Personal information
- Born: 2 January 2000 (age 26) Aabybro, Denmark
- Sporting nationality: Denmark

Career
- College: Florida State University
- Turned professional: 2024
- Current tours: Asian Tour Challenge Tour
- Former tours: LIV Golf PGA Tour Americas
- Professional wins: 4

Number of wins by tour
- European Tour: 1
- Other: 3

Best results in major championships
- Masters Tournament: DNP
- PGA Championship: DNP
- U.S. Open: CUT: 2024
- The Open Championship: DNP

= Frederik Kjettrup =

Danish professional golfer (born 2000)

Frederik Kjettrup (born 2 January 2000) is a Danish professional golfer.

==Amateur career==
Kjettrup won several big amateur tournaments in Europe prior to moving to the United States to play college golf at Florida State University. While there, he won three tournaments and was a 3-time All-American. He finished eighth in the 2024 PGA Tour University Rankings to earn conditional status on the PGA Tour Americas.

==Professional career==
Kjettrup turned professional before the U.S. Open in June 2024, where he missed the cut by one stroke. Taking up membership of the PGA Tour Americas, he won the first two tournaments he played on the tour, the Beachlands Victoria Open and the ATB Classic. He also won the CRMC Championship later in the season to finish in second place in the end of season point standings and earn fully exempt status on the Korn Ferry Tour for the 2025 season.

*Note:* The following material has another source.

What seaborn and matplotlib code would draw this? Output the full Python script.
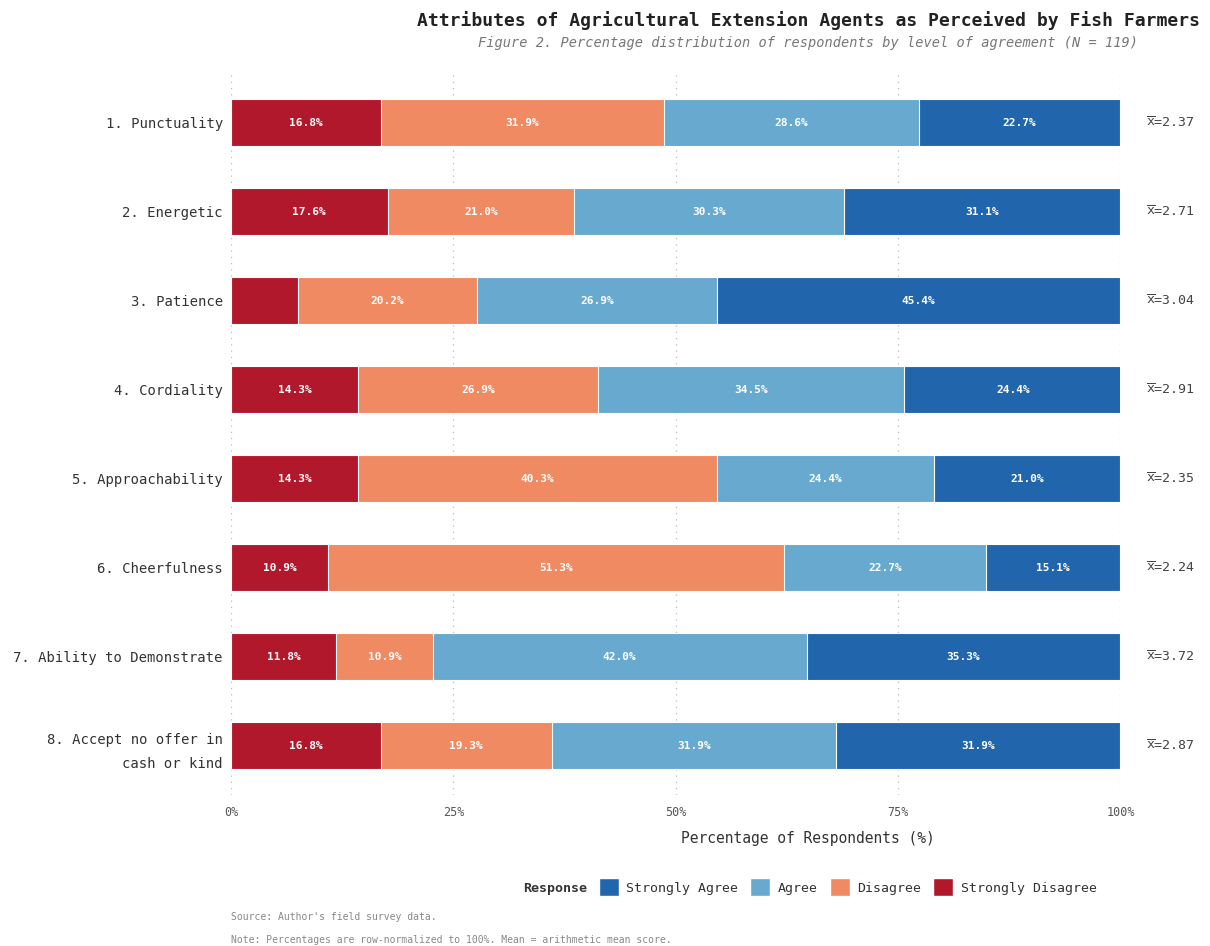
import numpy as np
import pandas as pd
import matplotlib.pyplot as plt
import seaborn as sns
from matplotlib.patches import Patch

# data
attributes = ["1. Punctuality", "2. Energetic", "3. Patience", "4. Cordiality",
              "5. Approachability", "6. Cheerfulness", "7. Ability to Demonstrate",
              "8. Accept no offer in\ncash or kind"]
strongly_disagree = [16.8, 17.6, 7.5, 14.3, 14.3, 10.9, 11.8, 16.8]
disagree = [31.9, 21.0, 20.2, 26.9, 40.3, 51.3, 10.9, 19.3]
agree = [28.6, 30.3, 26.9, 34.5, 24.4, 22.7, 42.0, 31.9]
strongly_agree = [22.7, 31.1, 45.4, 24.4, 21.0, 15.1, 35.3, 31.9]
means = [2.37, 2.71, 3.04, 2.91, 2.35, 2.24, 3.72, 2.87]

responses = ["Strongly Disagree", "Disagree", "Agree", "Strongly Agree"]
colors = {"Strongly Disagree": "#b2182b", "Disagree": "#ef8a62",
          "Agree": "#67a9cf", "Strongly Agree": "#2166ac"}

df = pd.DataFrame({"Attribute": attributes,
                   "Strongly Disagree": strongly_disagree,
                   "Disagree": disagree,
                   "Agree": agree,
                   "Strongly Agree": strongly_agree})
cum = df[responses].cumsum(axis=1)
cum["Attribute"] = df["Attribute"]

sns.set_theme(style="white")
plt.rcParams["font.family"] = ["DejaVu Sans Mono", "DejaVu Sans"]
plt.rcParams["mathtext.fontset"] = "dejavusans"

fig = plt.figure(figsize=(12.1, 9.46), dpi=100)
ax = fig.add_axes([0.191, 0.160, 0.735, 0.761])

# stacked bars: draw cumulative totals from the longest down
for resp in reversed(responses):
    sns.barplot(data=cum, y="Attribute", x=resp, color=colors[resp], orient="h",
                width=0.53, saturation=1, edgecolor="white", linewidth=0.8,
                ax=ax, zorder=2)

# segment labels
for i in range(len(attributes)):
    left = 0
    for resp in responses:
        val = df.loc[i, resp]
        if val >= 9:
            ax.text(left + val / 2, i, f"{val:.1f}%", ha="center", va="center",
                    color="white", fontsize=8, fontweight="bold", zorder=3)
        left += val
    ax.text(102.9, i, r"$\overline{\mathtt{x}}$" + f"={means[i]:.2f}", ha="left",
            va="center", fontsize=9.5, color="#444444")

ax.set_xlim(0, 100)
ax.set_ylim(7.55, -0.54)
ax.set_xticks([0, 25, 50, 75, 100])
ax.set_xticklabels(["0%", "25%", "50%", "75%", "100%"], fontsize=8.5, color="#555555")
ax.tick_params(axis="y", labelsize=10, colors="#333333", length=0, pad=6)
ax.tick_params(axis="x", length=0, pad=8)
for t in ax.get_yticklabels():
    t.set_linespacing(1.9)
ax.set_ylabel("")
ax.set_xlabel("Percentage of Respondents (%)", fontsize=10.5, color="#333333")
ax.xaxis.set_label_coords(0.649, -0.05)
ax.xaxis.grid(True, linestyle=(0, (1, 4)), color="#bbbbbb", linewidth=0.9, zorder=0)
ax.set_axisbelow(True)
sns.despine(ax=ax, left=True, bottom=True)

fig.text(0.668, 0.978, "Attributes of Agricultural Extension Agents as Perceived by Fish Farmers",
         ha="center", va="center", fontsize=13, fontweight="bold", color="#222222")
fig.text(0.668, 0.955, "Figure 2. Percentage distribution of respondents by level of agreement (N = 119)",
         ha="center", va="center", fontsize=9.8, style="italic", color="#777777")

# legend with the "Response" title inline on the left
handles = [Patch(visible=False, label="Response")]
handles += [Patch(facecolor=colors[r], label=r) for r in reversed(responses)]
leg = fig.legend(handles=handles, loc="center", bbox_to_anchor=(0.658, 0.062), ncol=5,
                 frameon=False, fontsize=9.5, handlelength=1.5, handleheight=1.7,
                 columnspacing=0.9, handletextpad=0.6)
leg.get_texts()[0].set_fontweight("bold")
for t in leg.get_texts():
    t.set_color("#333333")

fig.text(0.191, 0.031, "Source: Author's field survey data.", fontsize=7, color="#888888",
         va="center")
fig.text(0.191, 0.006, "Note: Percentages are row-normalized to 100%. Mean = arithmetic mean score.",
         fontsize=7, color="#888888", va="center")

fig.savefig("out.png", dpi=100)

In December 2024, Kjettrup signed with LIV Golf for the 2025 season, joining Martin Kaymer's Cleeks GC team. PGA Tour policy relating to LIV Golf meant he would be ineligible for the Korn Ferry Tour, so he resigned his membership and the exemption was extended to Stuart Macdonald, who had finished 11th in the standings.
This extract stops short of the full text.